**What you will do**
State how many lines contain the string "this", and write nothing else.

**Dataset excerpts**
----------

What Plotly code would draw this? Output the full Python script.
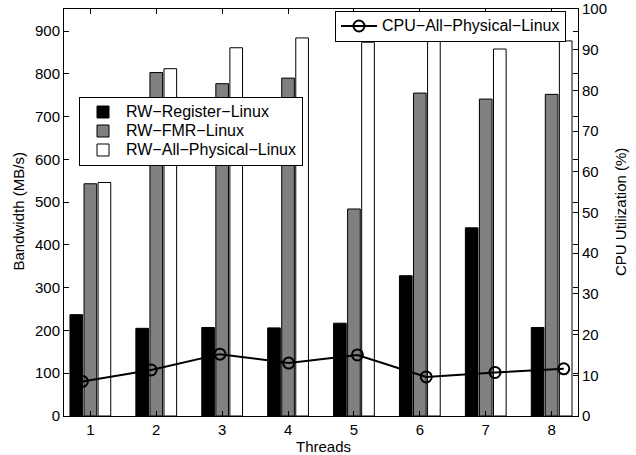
import plotly.graph_objects as go

threads = [1, 2, 3, 4, 5, 6, 7, 8]
rw_register = [237, 205, 207, 206, 217, 328, 440, 207]
rw_fmr = [543, 803, 777, 790, 484, 755, 741, 752]
rw_all_physical = [546, 812, 861, 884, 874, 877, 858, 877]
cpu_all_physical = [8.5, 11.3, 15.2, 13.0, 15.0, 9.6, 10.7, 11.6]

FONT = "Liberation Sans, Arial, Helvetica, sans-serif"
TF = dict(family=FONT, size=15, color="black")


def lg(name):
    # larger text inside a compact legend row
    return '<span style="font-size:16px">' + name + '</span>'


fig = go.Figure()
fig.add_trace(go.Bar(x=threads, y=rw_register, name=lg("RW−Register−Linux"),
                     marker=dict(color="black", line=dict(color="black", width=1)),
                     legend="legend"))
fig.add_trace(go.Bar(x=threads, y=rw_fmr, name=lg("RW−FMR−Linux"),
                     marker=dict(color="#808080", line=dict(color="black", width=1)),
                     legend="legend"))
fig.add_trace(go.Bar(x=threads, y=rw_all_physical, name=lg("RW−All−Physical−Linux"),
                     marker=dict(color="white", line=dict(color="black", width=1)),
                     legend="legend"))
fig.add_trace(go.Scatter(x=threads, y=cpu_all_physical, name=lg("CPU−All−Physical−Linux"),
                         mode="lines+markers", xaxis="x2", yaxis="y2",
                         line=dict(color="black", width=2),
                         marker=dict(symbol="circle-open", size=11, color="black",
                                     line=dict(width=2, color="black")),
                         legend="legend2"))

axis_common = dict(showline=True, linecolor="black", linewidth=1, ticks="inside",
                   ticklen=5, tickcolor="black", showgrid=False, zeroline=False,
                   automargin=False, tickfont=TF)

L, R, T, B = 64, 58, 9, 39
pw, ph = 636 - L - R, 455 - T - B


def px_x(x):
    return (x - L) / pw


def px_y(y):
    return (455 - B - y) / ph


fig.update_layout(
    width=636, height=455,
    margin=dict(l=L, r=R, t=T, b=B, autoexpand=False),
    paper_bgcolor="white", plot_bgcolor="white",
    barmode="group", bargap=0.36, bargroupgap=0.1,
    font=TF,
    xaxis=dict(range=[0.6, 8.4], tickvals=threads, mirror="ticks", **axis_common),
    yaxis=dict(range=[0, 951.6], tickvals=list(range(0, 1000, 100)), mirror="ticks",
               **axis_common),
    xaxis2=dict(range=[0.733, 8.207], overlaying="x", visible=False),
    yaxis2=dict(range=[0, 100], overlaying="y", side="right",
                tickvals=list(range(0, 101, 10)), **axis_common),
    legend=dict(x=px_x(79), y=px_y(131), xanchor="left", yanchor="middle",
                bgcolor="white", bordercolor="black", borderwidth=1,
                font=dict(family=FONT, size=12, color="black"),
                tracegroupgap=0, itemwidth=36),
    legend2=dict(x=px_x(566), y=px_y(26), xanchor="right", yanchor="middle",
                 bgcolor="white", bordercolor="black", borderwidth=1,
                 font=dict(family=FONT, size=12, color="black"),
                 itemwidth=36),
    annotations=[
        dict(text="Threads", x=px_x(323), y=px_y(446), xref="paper", yref="paper",
             showarrow=False, font=TF, xanchor="center", yanchor="middle"),
        dict(text="Bandwidth (MB/s)", x=px_x(18.5), y=px_y(212), xref="paper",
             yref="paper", showarrow=False, font=TF, textangle=-90,
             xanchor="center", yanchor="middle"),
        dict(text="CPU Utilization (%)", x=px_x(621), y=px_y(212), xref="paper",
             yref="paper", showarrow=False, font=TF, textangle=-90,
             xanchor="center", yanchor="middle"),
    ],
)

fig.write_html("out.html")
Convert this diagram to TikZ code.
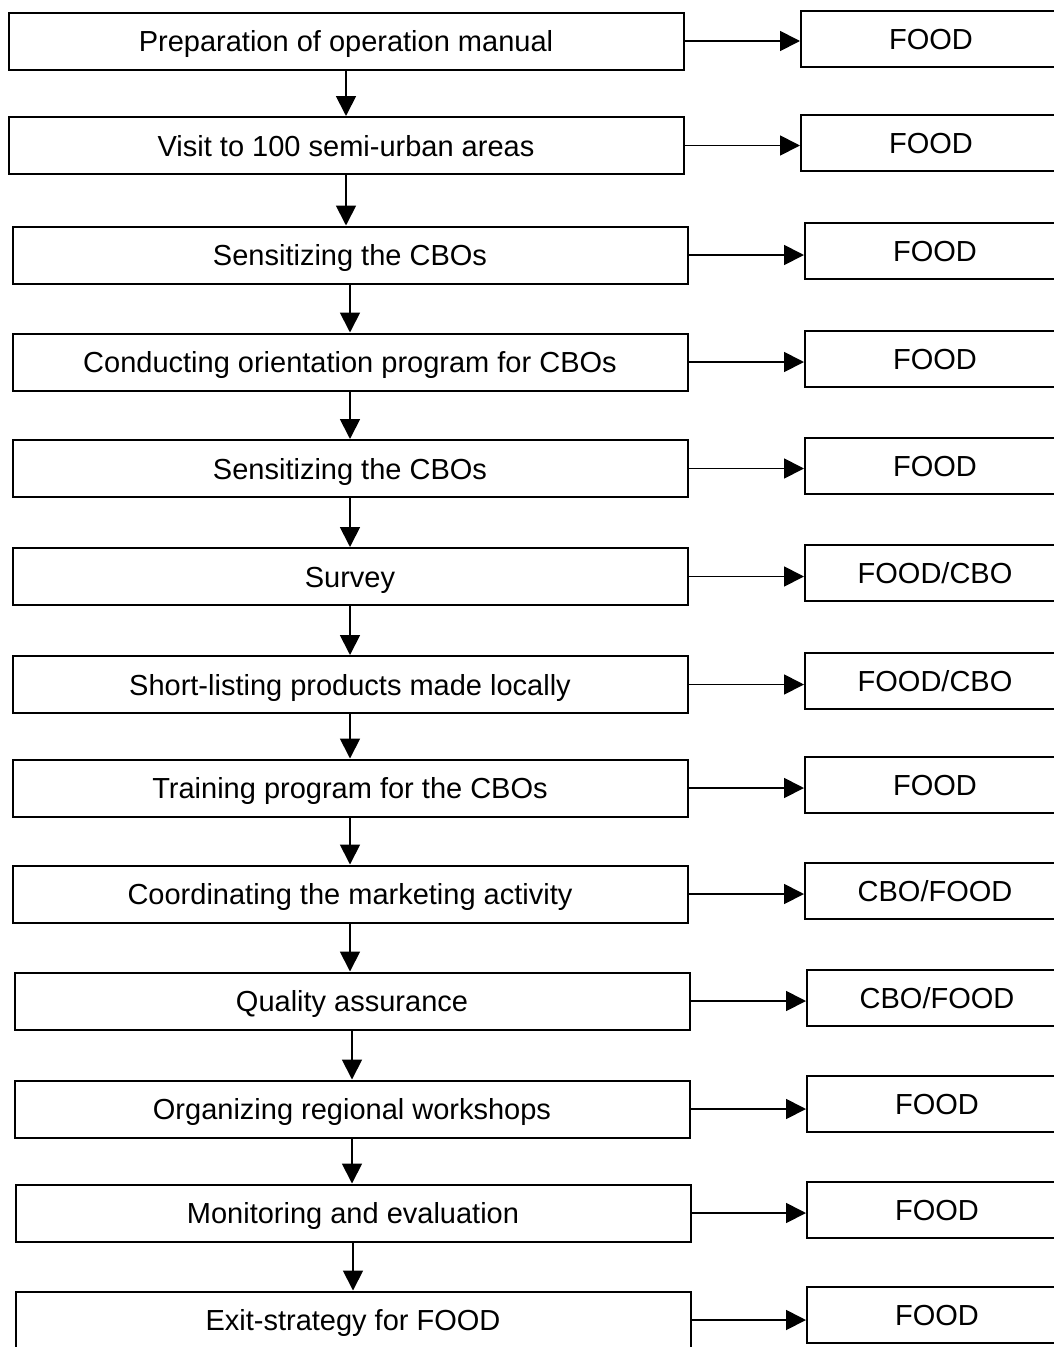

----------

**Result**
2